Despite its financial and political support its neighbour, some question Beijing's ability to influence Pyongyang.
China may be prepared to back UN sanctions against North Korea
BEIJING // China is showing signs that it is poised to enforce UN sanctions against North Korea following Pyongyan's recent nuclear and missile tests, a sign of deterioration in the relationship between the two staunch Cold War ideological allies. China is the most critical player in terms of pressuring North Korea and the success of the hard-won sanctions, an outcome of weeks of heated debates at the United Nations Security Council, depends on its co-operation.
In 2008 some 45 per cent - US$2.79 billion (Dh10.2bn`) - of North Korea's $6.3bn in international trade was done with China, according to the latest South Korean government report. And although China never announces the amount of its aid to its impoverished neighbour, it is generally agreed to be between 30 and 50 per cent of China's entire foreign aid budget. China also provides 90 per cent of North Korea's oil and 45 per cent of its food, according to the latest report by the Samsung Economic Research Institute in Seoul.
Previous sanctions against North Korea, such as those in 2006 meted out after Pyongyang's first nuclear test, were ineffective because China "didn't do enough", according to conservative scholars in Washington. For example, the 2006 sanctions included a ban on "luxury goods" intended to dent the lifestyle of the nation's ruling class. North Korean leader Kim Jong-il, for example, has a documented record of enjoying wines imported from France and Italy. The measure didn't have the intended impact because China didn't tighten its border with North Korea, some analysts said.
China's attitude may be changing. In Beijing, a foreign ministry spokesman, Qin Gang, said China will "strictly observe" and implement UN resolution 1874, which mandates member states to inspect North Korean sea, air and land cargo and requires them to seize and destroy any goods transported in violation of the sanctions. Chinese experts, however, said Beijing's approach on the matter will be prudent.
"China will abide by it, but it doesn't mean that China will interdict all vessels that belong to North Korea," said Liu Jiangyong, an expert on East Asian security at Tsinghua University in Beijing. "That should be based on evidence and relevant intelligence which warrants such a move. Otherwise it is likely to create a clash with North Korea." Chinese and South Korean security experts meet last week in Seoul to discuss North Korea.
"It's a bit too early to form a judgment, but I got the sense that there is a great possibility for China to actually implement the sanctions this time because I see signs that I didn't see before," said Han Suk-hee, an expert on the North Korea-China relationship at Yonsei University in Seoul. Indeed, the message by the Chinese People's Institute of Foreign Affairs, a government-backed think tank staffed by retired senior diplomats and experts, at the meeting drew a great deal of interest. The Chinese said that China's relationship with South Korea was more important than the relationship with the North and that there was no alliance between North Korea and China. The Chinese experts also said that North Korean nuclear sabre-rattling is primarily driven against the US and therefore the US should do more.

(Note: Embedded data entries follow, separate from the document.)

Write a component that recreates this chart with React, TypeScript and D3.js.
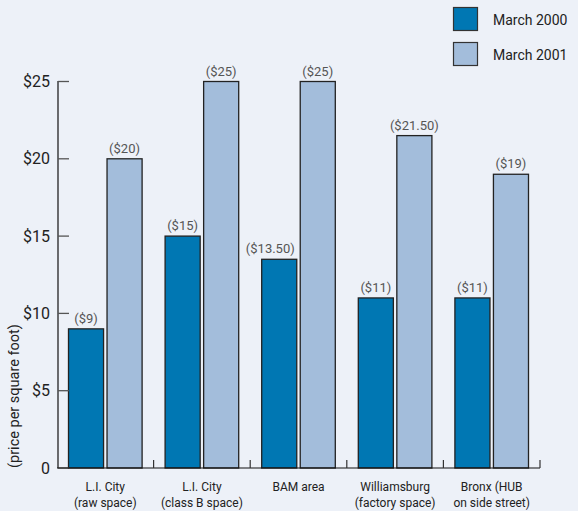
import React from "react";
import * as d3 from "d3";

const categories = ["L.I. City|(raw space)", "L.I. City|(class B space)", "BAM area", "Williamsburg|(factory space)", "Bronx (HUB|on side street)"];
const march2000 = [9, 15, 13.5, 11, 11];
const march2001 = [20, 25, 25, 21.5, 19];
const labels2000 = ["($9)", "($15)", "($13.50)", "($11)", "($11)"];
const labels2001 = ["($20)", "($25)", "($25)", "($21.50)", "($19)"];
const seriesNames = ["March 2000", "March 2001"];
const yTicks = [0, 5, 10, 15, 20, 25];

const W = 578, H = 511;
const colors = ["#0077b3", "#a3bddb"];
const FONT = "Roboto, 'Liberation Sans', sans-serif";

export default function App() {
  const x = d3.scaleBand().domain(categories).range([57, 540]).paddingInner(0).paddingOuter(0);
  const inner = d3.scaleBand().domain(seriesNames).range([11.5, x.bandwidth() - 11.5]).paddingInner(0.09);
  const y = d3.scaleLinear().domain([0, 25]).range([468, 81.5]);
  const series = [march2000, march2001];
  const labs = [labels2000, labels2001];
  return (
    <svg width={W} height={H} style={{ position: "absolute", left: 0, top: 0, background: "#edf1f8" }} fontFamily={FONT}>
      <rect x={0} y={0} width={W} height={H} fill="#edf1f8" />
      {/* bars */}
      {categories.map((c, i) => (
        <g key={c}>
          {seriesNames.map((s, j) => {
            const v = series[j][i];
            const bx = (x(c) as number) + (inner(s) as number);
            return (
              <rect key={s} x={bx} y={y(v)} width={inner.bandwidth()} height={y(0) - y(v)} fill={colors[j]} stroke="#222" strokeWidth={1.3} />
            );
          })}
          {c.split("|").map((t, k) => (
            <text key={k} x={(x(c) as number) + x.bandwidth() / 2} y={491 + k * 16} textAnchor="middle" fontSize={12} fill="#222">{t}</text>
          ))}
        </g>
      ))}
      {/* value labels */}
      {categories.map((c, i) => (
        <g key={"l" + c}>
          {seriesNames.map((s, j) => {
            const v = series[j][i];
            const bx = (x(c) as number) + (inner(s) as number);
            const long = j === 0 && labs[j][i].length > 6;
            return (
              <text key={s} x={long ? bx + inner.bandwidth() - 2 : bx + inner.bandwidth() / 2} y={y(v) - 6} textAnchor={long ? "end" : "middle"} fontSize={13} fill="#555">{labs[j][i]}</text>
            );
          })}
        </g>
      ))}
      {/* y axis */}
      <line x1={58} x2={58} y1={81} y2={468} stroke="#111" strokeWidth={1.2} />
      {yTicks.map((t) => (
        <g key={t}>
          <line x1={58} x2={69} y1={y(t)} y2={y(t)} stroke="#555" strokeWidth={1.3} />
          <text x={50} y={y(t) + 5.5} textAnchor="end" fontSize={16} fill="#222">{t === 0 ? "0" : `$${t}`}</text>
        </g>
      ))}
      {/* x axis */}
      <line x1={57} x2={540} y1={468} y2={468} stroke="#111" strokeWidth={1.2} />
      {categories.map((c, i) => (
        <line key={i} x1={(x(c) as number) + x.bandwidth()} x2={(x(c) as number) + x.bandwidth()} y1={468} y2={460} stroke="#333" strokeWidth={1.2} />
      ))}
      <text transform={`translate(19,${396}) rotate(-90)`} textAnchor="middle" fontSize={14.5} fill="#222">(price per square foot)</text>
      {/* legend */}
      {seriesNames.map((s, j) => (
        <g key={s}>
          <rect x={453.5} y={7.5 + j * 35} width={24} height={23} fill={colors[j]} stroke="#333" strokeWidth={1.2} />
          <text x={493} y={24.5 + j * 35} fontSize={14} fill="#222">{s}</text>
        </g>
      ))}
    </svg>
  );
}
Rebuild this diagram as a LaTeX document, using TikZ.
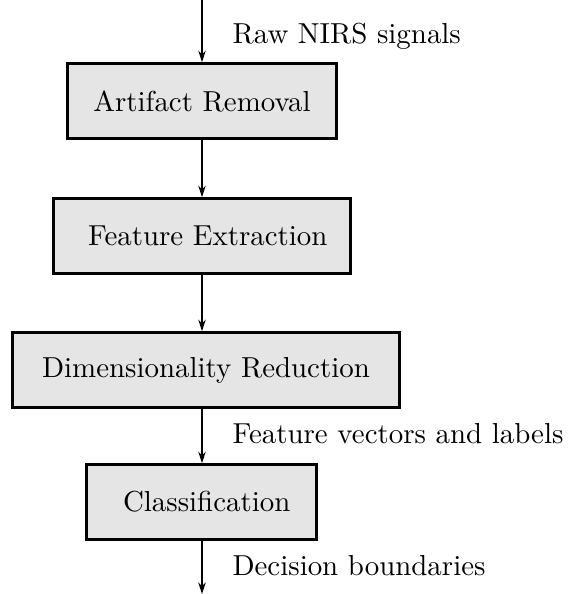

The message is "a strong warning to North Korea," said Mr Han. "If North Korea's belligerence continues, China is saying that it would demand the modification of the alliance and furthermore it would even consider nullifying it." China's change is also apparent on another front. South Korea is pushing to continue multinational talks over North Korea's nuclear ambitions and if North Korea doesn't plan to participate, then Seoul proposed that at least five countries, excluding North Korea, can meet.
"As long as it works for the stability of the Korean peninsula and helps to persuade North Korea to return to the negotiation table, we can try this new format of five-way talks," said Mr Liu, noting that was his personal view, not the stance of the Chinese government. Another Chinese scholar, requesting anonymity, also said "there is such a view" within the policy advisory group on North Korean affairs.
However, not all experts agree there is a shift in China's policy or even on its ability to pressure Pyongyang. "China's influence over North Korea is grossly overestimated. Even during the Korean War when North Korean was completely dependent on China for survival, for example, North Koreans didn't want the Chinese to have control over the North Korean railroads. North Koreans have always been very difficult for the Chinese to work with," said Brian Myers, a specialist in North Korea at Dongseo University in South Korea.
"Now it's even more difficult for the Chinese to work with North Korea since it has a nuclear weapon. Besides, the North Korean regime has realised that China doesn't want it to collapse. Under these circumstances there is very little leverage for China to exercise." Liu Ming, a North Korea expert at the Shanghai Academy of Social Sciences, agreed. "China's role is limited because it has to consider a long-term relationship with North Korea. We cannot do whatever demands the international community wants us to do about North Korea."